**Information shown:**
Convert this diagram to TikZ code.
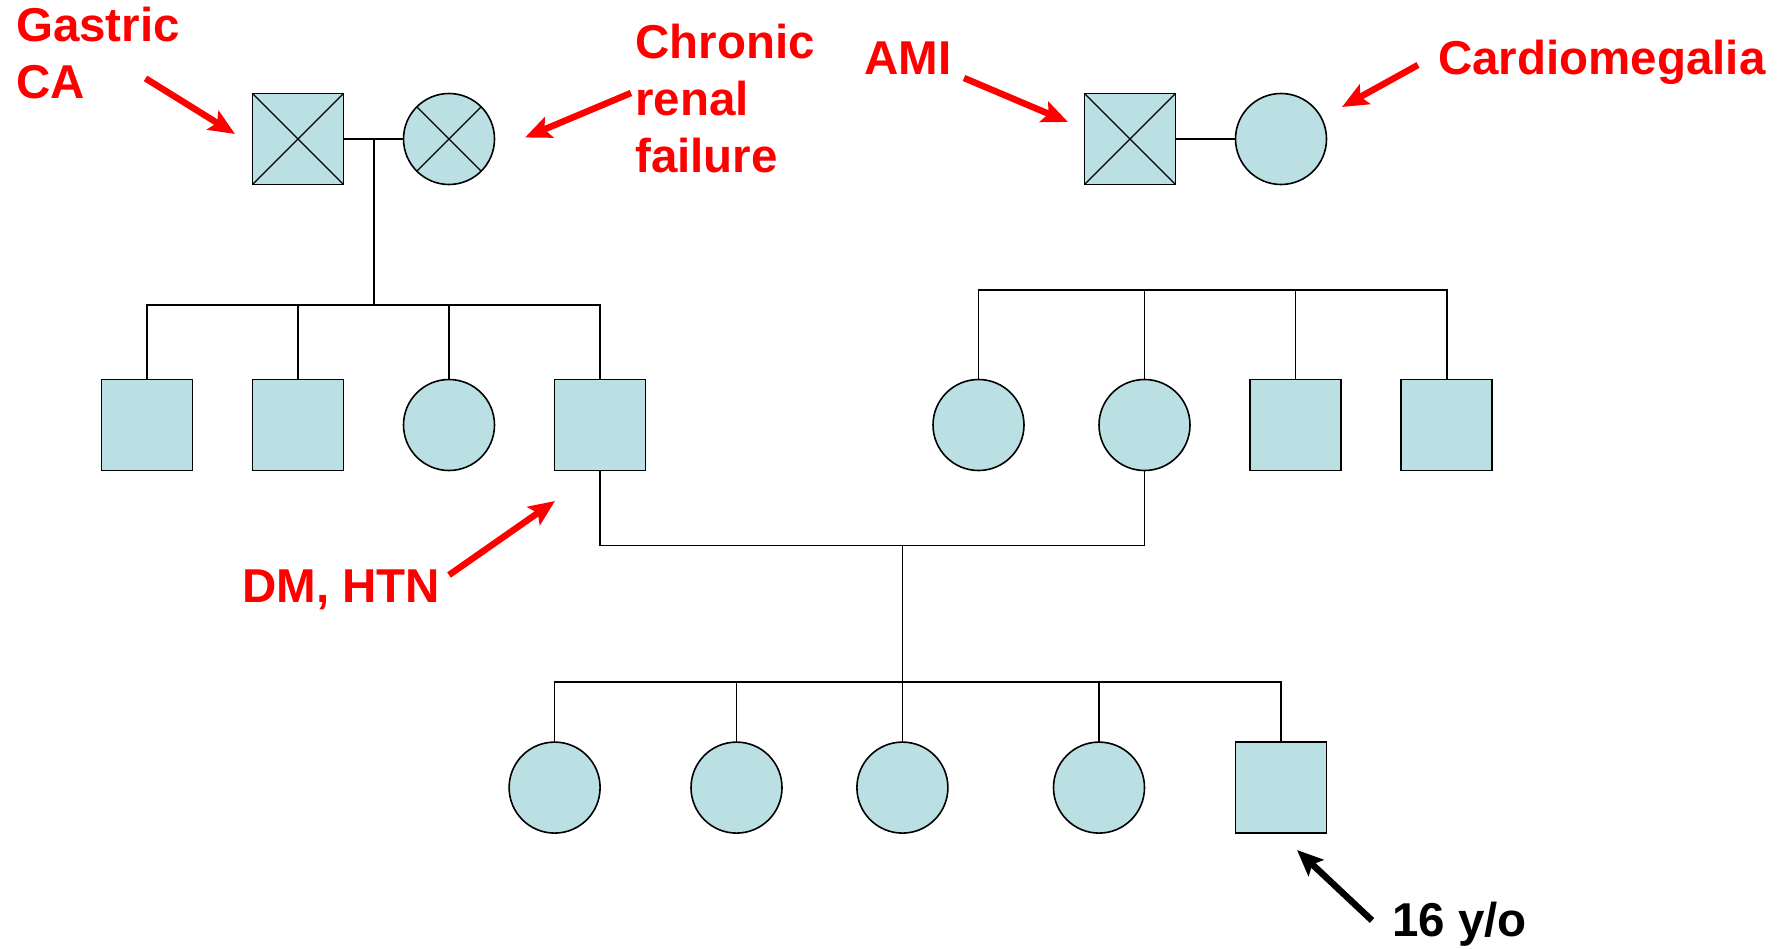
\documentclass[tikz,border=0pt]{standalone}
\usepackage{fontspec}
\setmainfont{Liberation Sans}
\usetikzlibrary{arrows.meta}
\definecolor{pedfill}{HTML}{BBE0E3}
\definecolor{pedred}{HTML}{FF0000}
\tikzset{
  male/.style={rectangle, draw, fill=pedfill, line width=1.6pt, minimum size=91pt, inner sep=0pt, outer sep=0pt},
  female/.style={circle, draw, fill=pedfill, line width=1.6pt, minimum size=91pt, inner sep=0pt, outer sep=0pt},
  rel/.style={line width=1.6pt},
  cross/.style={line width=1.2pt},
  lbl/.style={inner sep=0pt, font=\fontsize{47.5}{57}\selectfont\bfseries, align=left},
  redlbl/.style={lbl, text=pedred},
  redarrow/.style={line width=6.5pt, draw=pedred, -{Stealth[length=26pt,width=22pt,inset=5pt]}},
  blackarrow/.style={line width=6.5pt, draw=black, -{Stealth[length=26pt,width=22pt,inset=5pt]}},
}
\begin{document}
\begin{tikzpicture}[x=1pt,y=-1pt]
\useasboundingbox (0,0) rectangle (1782,949);
% generation 1
\node[male] (gf1) at (298,139) {};
\node[female] (gm1) at (449,139) {};
\node[male] (gf2) at (1130,139) {};
\node[female] (gm2) at (1281,139) {};
\draw[cross] (gf1.north west) -- (gf1.south east) (gf1.north east) -- (gf1.south west);
\draw[cross] (gm1.north west) -- (gm1.south east) (gm1.north east) -- (gm1.south west);
\draw[cross] (gf2.north west) -- (gf2.south east) (gf2.north east) -- (gf2.south west);
\draw[rel] (gf1.east) -- (gm1.west);
\draw[rel] (gf2.east) -- (gm2.west);
\coordinate (m1) at (374,139);
\coordinate (sib1) at (374,305);
\draw[rel] (m1) -- (sib1);
% generation 2 left
\node[male] (a1) at (147,425) {};
\node[male] (a2) at (298,425) {};
\node[female] (a3) at (449,425) {};
\node[male] (a4) at (600,425) {};
\foreach \n in {a1,a2,a3,a4} \draw[rel] (\n.north) |- (sib1);
% generation 2 right
\coordinate (sib2) at (1144.5,290);
\node[female] (b1) at (978.5,425) {};
\node[female] (b2) at (1144.5,425) {};
\node[male] (b3) at (1295.6,425) {};
\node[male] (b4) at (1446.7,425) {};
\foreach \n in {b1,b2,b3,b4} \draw[rel] (\n.north) |- (sib2);
% marriage gen 2
\coordinate (m2) at (902.4,545.5);
\coordinate (sib3) at (902.4,682);
\draw[rel] (a4.south) |- (m2) -| (b2.south);
\draw[rel] (m2) -- (sib3);
% generation 3
\node[female] (c1) at (554.6,787.6) {};
\node[female] (c2) at (736.5,787.6) {};
\node[female] (c3) at (902.4,787.6) {};
\node[female] (c4) at (1099,787.6) {};
\node[male] (c5) at (1281,787.6) {};
\foreach \n in {c1,c2,c3,c4,c5} \draw[rel] (\n.north) |- (sib3);
% labels
\node[redlbl, anchor=north west] (tgas) at (16,7) {Gastric\\CA};
\node[redlbl, anchor=north west] (tcrf) at (635,24) {Chronic\\renal\\failure};
\node[redlbl, anchor=base west] (tami) at (864,75) {AMI};
\node[redlbl, anchor=base west] (tcar) at (1438,75) {Cardiomegalia};
\node[redlbl, anchor=base west] (tdm) at (242,602) {DM, HTN};
\node[lbl, anchor=base west] (t16) at (1392,936.5) {16 y/o};
% arrows
\coordinate (s1) at (145.5,78.4); \coordinate (e1) at (235,134);
\coordinate (s2) at (631,93);   \coordinate (e2) at (525,137.5);
\coordinate (s3) at (964,78);   \coordinate (e3) at (1068,122);
\coordinate (s4) at (1418,65);  \coordinate (e4) at (1342,107);
\coordinate (s5) at (449,575);  \coordinate (e5) at (555,501);
\coordinate (s6) at (1372,920.5); \coordinate (e6) at (1297,850);
\draw[redarrow] (s1) -- (e1);
\draw[redarrow] (s2) -- (e2);
\draw[redarrow] (s3) -- (e3);
\draw[redarrow] (s4) -- (e4);
\draw[redarrow] (s5) -- (e5);
\draw[blackarrow] (s6) -- (e6);
\end{tikzpicture}
\end{document}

**Your instructions:** Would you return the data exactly as written, without the pictures?

**Answer:**
Convert this diagram to TikZ code.
\documentclass[tikz,border=0pt]{standalone}
\usepackage{fontspec}
\setmainfont{Liberation Sans}
\usetikzlibrary{arrows.meta}
\definecolor{pedfill}{HTML}{BBE0E3}
\definecolor{pedred}{HTML}{FF0000}
\tikzset{
  male/.style={rectangle, draw, fill=pedfill, line width=1.6pt, minimum size=91pt, inner sep=0pt, outer sep=0pt},
  female/.style={circle, draw, fill=pedfill, line width=1.6pt, minimum size=91pt, inner sep=0pt, outer sep=0pt},
  rel/.style={line width=1.6pt},
  cross/.style={line width=1.2pt},
  lbl/.style={inner sep=0pt, font=\fontsize{47.5}{57}\selectfont\bfseries, align=left},
  redlbl/.style={lbl, text=pedred},
  redarrow/.style={line width=6.5pt, draw=pedred, -{Stealth[length=26pt,width=22pt,inset=5pt]}},
  blackarrow/.style={line width=6.5pt, draw=black, -{Stealth[length=26pt,width=22pt,inset=5pt]}},
}
\begin{document}
\begin{tikzpicture}[x=1pt,y=-1pt]
\useasboundingbox (0,0) rectangle (1782,949);
% generation 1
\node[male] (gf1) at (298,139) {};
\node[female] (gm1) at (449,139) {};
\node[male] (gf2) at (1130,139) {};
\node[female] (gm2) at (1281,139) {};
\draw[cross] (gf1.north west) -- (gf1.south east) (gf1.north east) -- (gf1.south west);
\draw[cross] (gm1.north west) -- (gm1.south east) (gm1.north east) -- (gm1.south west);
\draw[cross] (gf2.north west) -- (gf2.south east) (gf2.north east) -- (gf2.south west);
\draw[rel] (gf1.east) -- (gm1.west);
\draw[rel] (gf2.east) -- (gm2.west);
\coordinate (m1) at (374,139);
\coordinate (sib1) at (374,305);
\draw[rel] (m1) -- (sib1);
% generation 2 left
\node[male] (a1) at (147,425) {};
\node[male] (a2) at (298,425) {};
\node[female] (a3) at (449,425) {};
\node[male] (a4) at (600,425) {};
\foreach \n in {a1,a2,a3,a4} \draw[rel] (\n.north) |- (sib1);
% generation 2 right
\coordinate (sib2) at (1144.5,290);
\node[female] (b1) at (978.5,425) {};
\node[female] (b2) at (1144.5,425) {};
\node[male] (b3) at (1295.6,425) {};
\node[male] (b4) at (1446.7,425) {};
\foreach \n in {b1,b2,b3,b4} \draw[rel] (\n.north) |- (sib2);
% marriage gen 2
\coordinate (m2) at (902.4,545.5);
\coordinate (sib3) at (902.4,682);
\draw[rel] (a4.south) |- (m2) -| (b2.south);
\draw[rel] (m2) -- (sib3);
% generation 3
\node[female] (c1) at (554.6,787.6) {};
\node[female] (c2) at (736.5,787.6) {};
\node[female] (c3) at (902.4,787.6) {};
\node[female] (c4) at (1099,787.6) {};
\node[male] (c5) at (1281,787.6) {};
\foreach \n in {c1,c2,c3,c4,c5} \draw[rel] (\n.north) |- (sib3);
% labels
\node[redlbl, anchor=north west] (tgas) at (16,7) {Gastric\\CA};
\node[redlbl, anchor=north west] (tcrf) at (635,24) {Chronic\\renal\\failure};
\node[redlbl, anchor=base west] (tami) at (864,75) {AMI};
\node[redlbl, anchor=base west] (tcar) at (1438,75) {Cardiomegalia};
\node[redlbl, anchor=base west] (tdm) at (242,602) {DM, HTN};
\node[lbl, anchor=base west] (t16) at (1392,936.5) {16 y/o};
% arrows
\coordinate (s1) at (145.5,78.4); \coordinate (e1) at (235,134);
\coordinate (s2) at (631,93);   \coordinate (e2) at (525,137.5);
\coordinate (s3) at (964,78);   \coordinate (e3) at (1068,122);
\coordinate (s4) at (1418,65);  \coordinate (e4) at (1342,107);
\coordinate (s5) at (449,575);  \coordinate (e5) at (555,501);
\coordinate (s6) at (1372,920.5); \coordinate (e6) at (1297,850);
\draw[redarrow] (s1) -- (e1);
\draw[redarrow] (s2) -- (e2);
\draw[redarrow] (s3) -- (e3);
\draw[redarrow] (s4) -- (e4);
\draw[redarrow] (s5) -- (e5);
\draw[blackarrow] (s6) -- (e6);
\end{tikzpicture}
\end{document}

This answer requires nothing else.